Theater, for instance. After looking through my calendar and estimating that I spent approximately five hours a day rehearsing roughly five days a week for three and a half months (and even a bit once the show opened), that meant around 350 hours of rehearsal (and it was more than that once we started Saturday rehearsals, plus pre-show runs that we would do to make sure we were still on our game.) That's got to be at least 400 hours of rehearsal alone - for one little community theater production. I'd gladly have put in more time than that if it had been at all possible, because I knew I needed it. That's not counting the 15 ish years of time spent in theater learning the craft before then.

But not many people see that. Even people who see that don't often see that. People in the ensemble of shows rarely see the number of hours put in by the leads, so it's not always easy to appreciate the weight they have on their shoulders. I've been on both sides of the coin long enough to know that it's almost always a labor of love for those who really care - you do it until the job is done, no matter the cost. I got very tired last year of people assuming that because they didn't see me, I wasn't supportive of the cast or I wasn't working. Unfortunately, this time and energy and stress is often reduced into a single word: Talent. Talent is fine and wonderful and great but without work it can only take you so far.

I've had students use the "I'm not good at it!" excuse with me before. My response (in my head, if not out loud) is generally two fold: First, if you aren't good at it, that's fine. It just means that you have to work twice as hard. It's not an insult, it's just how things work until you get better. Second, even if you were good at it, it wouldn't be easy. When you're good at something, it means you're better able to spot the flaws and less able to live in delusions of grandeur. It means setting a higher standard of achievement.

It's so easy to look at the accomplishment of someone else and assume that they must be naturally talented at it which is why they're so good. But that's ridiculous. That's not how things work. In the parable of the talents, harder work leads to greater reward. I used to think this meant more talents in terms of a greater variety of skills in different categories - but that's not the only thing. It means expanding your ability to use (or "spend") your talent. And the only way to obtain more talents is to get out of the dirt and go do something about it.

There. Now I can get back to being responsible. I can take a breath and let it aaaalllll go. . . .

07 March 2011

Stapling Lessons

I've been thinking lately that I ought to take some time at some point to make a list of things that I've learned teaching Junior High students. Mostly silly things, I'm sure. Like how you have to be careful when telling stories or mentioning animals or vacations or holidays or weekends or anything interesting or risk getting a barrage of maybe slightly a little bit related stories. (Last year I learned to always preface acknowledging a hand raise by asking "is this a comment or a question?" If the student had to think about it, we moved on.)

But one "lesson" in particular has been making me giggle lately, because my team-teacher didn't believe me when I said we'd need to teach them how to do it. That's right.
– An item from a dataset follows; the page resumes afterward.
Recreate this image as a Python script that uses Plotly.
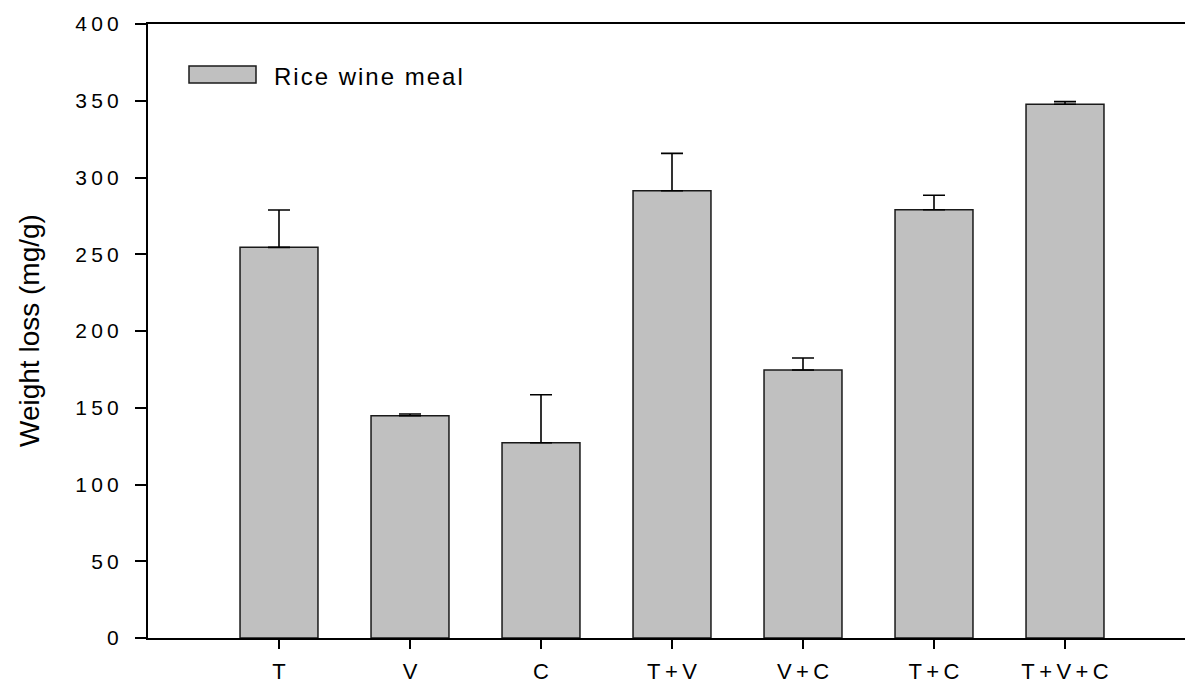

I'm talking about stapling.

I'm pretty sure that junior high students (and upper elementary, I'm sure) are responsible for keeping staple companies in business. In fact, if I ever leave my job as a teacher and get hired on by a staple ad campaign, I will base all of my advertising entirely on that age range of students. Because they are utterly fascinated by and incapable of using staples correctly. It got to the point last year where I threatened to take points off assignments if a student had more than one staple in their paper. And if the paper was stapled ANYWHERE but in the upper left corner (re, the middle, the right, the top and center, the bottom - all happened), I'd refuse to grade their work until they fixed it.

You think I'm kidding? I can provide evidence if needed. Students don't know how to staple.

Yes. I recognize that I'm a little bit organizationally obsessed. But it saves me valuable grading time and sanity and it's a good lesson, right?